Non sono molti i casi di grandi maestri che abbiano consegnato tutto intero il loro messaggio artistico ad uno strumento e ad una forma; soprattutto nel secolo XVIII legato alla produzione su commissione e aperto all'intercambiabilità degli stili e degli organici strumentali. Che Domenico Scarlatti, figlio di Alessandro e cresciuto fra i teatri di Roma e Napoli, abbia sospeso per tempo e per sempre la sua produzione operistica è già una circostanza sorprendente; ma è quasi assillante l'interrogativo che le sue oltre 550 Sonate pongono allo storico moderno per l'uniformità della cornice esterna opposta alla mutevolezza della sostanza interiore. Anche la storia s'è divertita a mescolare le carte, non lasciandoci di tale patrimonio una sola Sonata autografa, cancellando agganci a fatti della vita e dati utili ad un ordinamento cronologico sufficientemente articolato. Le Sonate di Scarlatti sono state quindi per gran tempo considerate come un grande blocco compatto, e ogni Sonata particolare come un mondo in sé concluso e risolto.
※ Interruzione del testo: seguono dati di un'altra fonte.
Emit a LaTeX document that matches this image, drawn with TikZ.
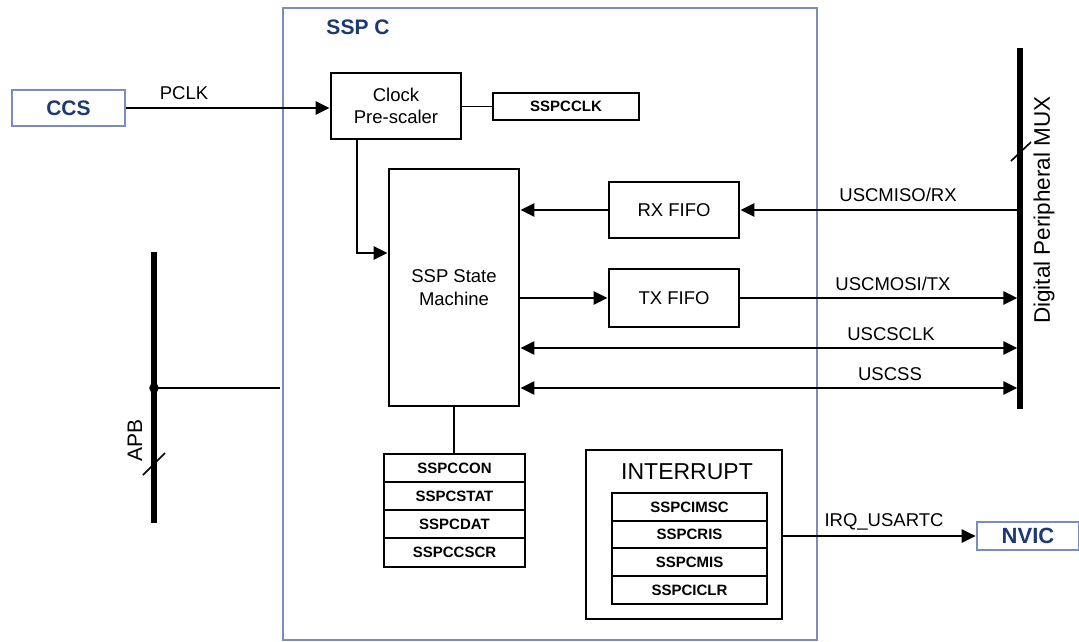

Questo stato primordiale della conoscenza scarlattiana è stato superato per merito delle ricerche di Ralph Kirkpatrick che in Domenico Scarlatti, Princeton 1953 (più volte ristampato) ha fornito una nuova catalogazione razionale delle Sonate di Scarlatti che ha sostituito quella tradizionale di Longo.
Sonata K 380. In tonalità di mi maggiore (Andante commodo) è una delle Sonate più giustamente celebri di tutta l'opera scarlattiana. Il motivo del richiamo, della fanfara, così connaturato con tutto lo spettacolo barocco, è qui rivissuto con tocco da miniaturista e trasfigurato in pura poesia.
Giorgio Pestelli
La Sonata K. 380 è senz'altro tra le più famose se non altro per il fatto di essere recentemente assurta al rango di sigla televisiva. Si tratta di un bellissimo Andante dalla struttura tipicamente barocca, e sottilmente imparentato con gli schemi dell'Aria: ma è in effetti uno di quei brani barocchi che per uno strano scherzo del destino sembrano fatti apposta per essere colti come «romantici» dalle nostre orecchie contemporanee, come è accaduto (valga un solo esempio per tutti) con lo strafamoso Adagio di Albinoni. La struttura è rigorosamente solistica, le tecniche di «divisione» della melodia suonano alle nostre orecchie come una sorta di «improvvisazione», mentre le sovrapposizioni di note generate dagli andamenti contrappuntistici possono facilmente essere intese come «arditezze armoniche»: pochi fraintendimenti, e il gioco è fatto. Per questa Sonata di Scarlatti la promozione nella Hit Parade dei brani classici non è ancora avvenuta, ma potrebbe avvenire anche domani. Speriamo di no, comunque, perché su queste basi potrebbe forse giovare alla fama di Scarlatti, ma ben difficilmente alla conoscenza reale della sua musica.